Note the sudden appearance of ‘complete knowledge’ and ‘truth’ and the disappearance of ‘mystery’. Smolin clearly reckons he is on the trail of ultimate reality itself. Note also that he is particularly concerned not to challenge our ‘common-sensical’ beliefs. Yet in the previous paragraph he wants us to dump our common sense understanding of what physicists call ‘locality,’ that is, the impossibility of two objects sharing properties at a distance. So much for the distinction between stories and reality.

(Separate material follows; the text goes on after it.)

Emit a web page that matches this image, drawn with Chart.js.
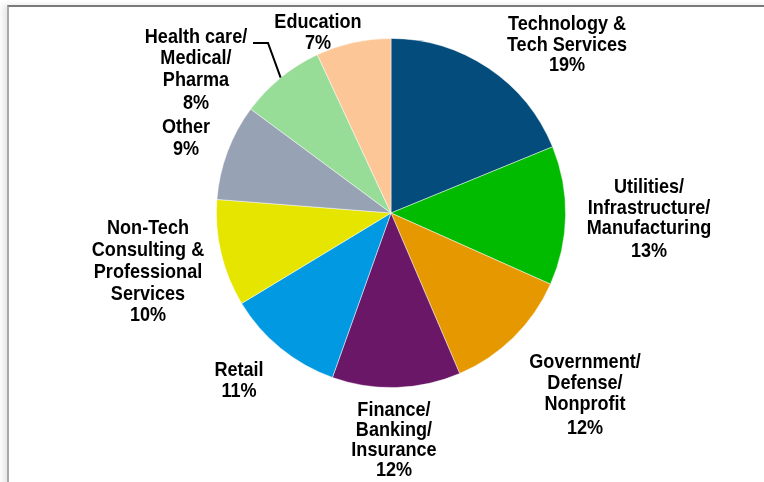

** inspired by Leibniz, Smolin imagines a universe of entities called ‘nads’ which are similar to Leibniz’s ‘monads’. These nads are defined relationally to each other, an idea perhaps borrowed from the Christian doctrine of the Trinity in which each Person is defined entirely in terms of its relations to the other two. Nads are ‘events’ rather than things in Smolin’s conception. Interestingly, this idea has been previously put forth by Philip Caputo in his Theology of the Event. See: https://www.goodreads.com/review/show/693643721?book_show_action=false&from_review_page=1

But this idea makes no sense in terms of Leibniz’s Monadology since each of his monads is ‘windowless,’ that is, has no perception of anything but it’s own isolated state. The only relation the monad has is with God. The monad’s perception is in fact supplied entirely by God who also ensures that the collectivity of monads is coordinated in their perceptions and actions. Smolin seems dangerously close to this theology when he suggests that there are ‘hidden connections’ among nads which defy locality restrictions and explain quantum entanglement. That may be interesting poetry but it is not compelling science... or theology.